Exercise.
Search the data below for the word "matplotlib" and copy each line that holds it.

Dataset extract.

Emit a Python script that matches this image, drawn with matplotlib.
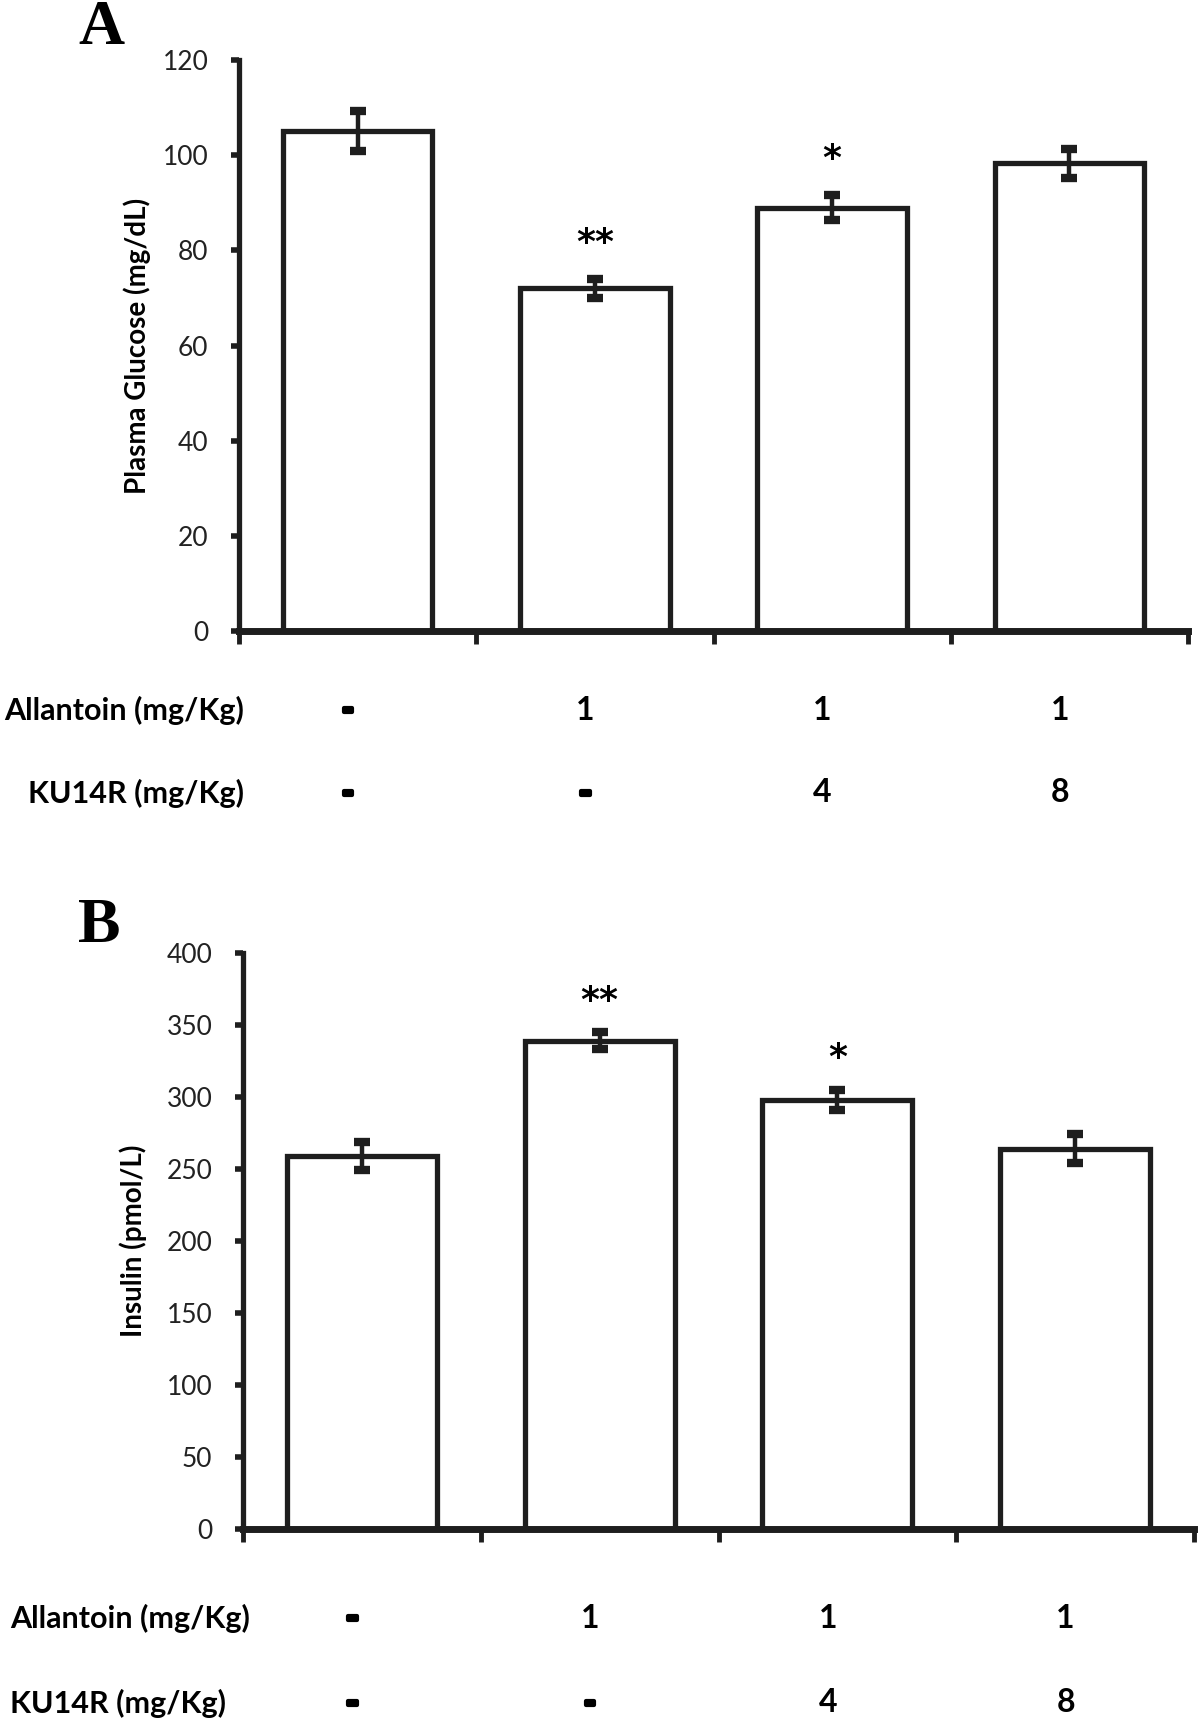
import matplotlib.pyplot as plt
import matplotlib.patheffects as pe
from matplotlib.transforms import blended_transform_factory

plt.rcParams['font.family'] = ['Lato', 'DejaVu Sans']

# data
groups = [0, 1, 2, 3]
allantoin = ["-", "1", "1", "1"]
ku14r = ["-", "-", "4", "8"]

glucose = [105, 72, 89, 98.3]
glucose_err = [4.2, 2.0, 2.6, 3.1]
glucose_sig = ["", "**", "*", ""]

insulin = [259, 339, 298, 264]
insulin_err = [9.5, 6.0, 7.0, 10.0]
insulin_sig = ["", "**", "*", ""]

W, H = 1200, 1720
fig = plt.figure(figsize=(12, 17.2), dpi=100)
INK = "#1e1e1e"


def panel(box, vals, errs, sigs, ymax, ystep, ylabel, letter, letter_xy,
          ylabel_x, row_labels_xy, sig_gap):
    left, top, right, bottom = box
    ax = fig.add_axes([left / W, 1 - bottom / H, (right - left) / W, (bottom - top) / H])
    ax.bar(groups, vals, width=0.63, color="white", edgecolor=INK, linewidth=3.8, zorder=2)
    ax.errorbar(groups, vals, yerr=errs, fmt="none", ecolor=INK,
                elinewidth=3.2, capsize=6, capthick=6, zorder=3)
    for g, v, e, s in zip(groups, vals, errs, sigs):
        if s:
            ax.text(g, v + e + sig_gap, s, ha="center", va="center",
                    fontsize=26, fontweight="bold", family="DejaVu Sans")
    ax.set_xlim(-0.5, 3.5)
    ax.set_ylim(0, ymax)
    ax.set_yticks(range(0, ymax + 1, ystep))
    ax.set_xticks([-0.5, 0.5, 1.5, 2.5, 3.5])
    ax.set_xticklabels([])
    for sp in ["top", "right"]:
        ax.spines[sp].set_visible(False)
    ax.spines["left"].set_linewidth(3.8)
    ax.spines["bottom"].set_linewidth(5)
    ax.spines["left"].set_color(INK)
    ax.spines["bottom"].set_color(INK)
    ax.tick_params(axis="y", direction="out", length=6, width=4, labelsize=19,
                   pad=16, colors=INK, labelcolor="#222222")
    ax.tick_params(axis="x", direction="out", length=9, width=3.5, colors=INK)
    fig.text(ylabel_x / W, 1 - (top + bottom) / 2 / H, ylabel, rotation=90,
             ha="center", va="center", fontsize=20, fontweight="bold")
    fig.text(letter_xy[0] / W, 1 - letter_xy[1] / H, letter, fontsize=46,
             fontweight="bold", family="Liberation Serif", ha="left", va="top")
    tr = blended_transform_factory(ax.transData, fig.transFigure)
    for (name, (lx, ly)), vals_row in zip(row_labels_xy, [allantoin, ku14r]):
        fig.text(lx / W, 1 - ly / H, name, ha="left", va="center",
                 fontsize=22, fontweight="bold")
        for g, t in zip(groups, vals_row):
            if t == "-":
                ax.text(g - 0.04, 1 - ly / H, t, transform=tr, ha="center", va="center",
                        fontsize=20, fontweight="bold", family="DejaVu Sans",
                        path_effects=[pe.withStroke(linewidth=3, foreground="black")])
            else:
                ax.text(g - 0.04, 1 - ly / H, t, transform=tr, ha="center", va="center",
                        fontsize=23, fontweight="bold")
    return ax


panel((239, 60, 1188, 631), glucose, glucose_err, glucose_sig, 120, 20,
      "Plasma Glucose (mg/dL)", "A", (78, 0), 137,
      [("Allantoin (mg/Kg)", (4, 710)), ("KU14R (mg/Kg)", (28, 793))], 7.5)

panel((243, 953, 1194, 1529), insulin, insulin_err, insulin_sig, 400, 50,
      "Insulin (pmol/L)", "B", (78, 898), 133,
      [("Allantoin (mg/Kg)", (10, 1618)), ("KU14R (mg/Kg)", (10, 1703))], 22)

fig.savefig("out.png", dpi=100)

Solution for this exercise.
Emit a Python script that matches this image, drawn with matplotlib.
import matplotlib.pyplot as plt
import matplotlib.patheffects as pe
from matplotlib.transforms import blended_transform_factory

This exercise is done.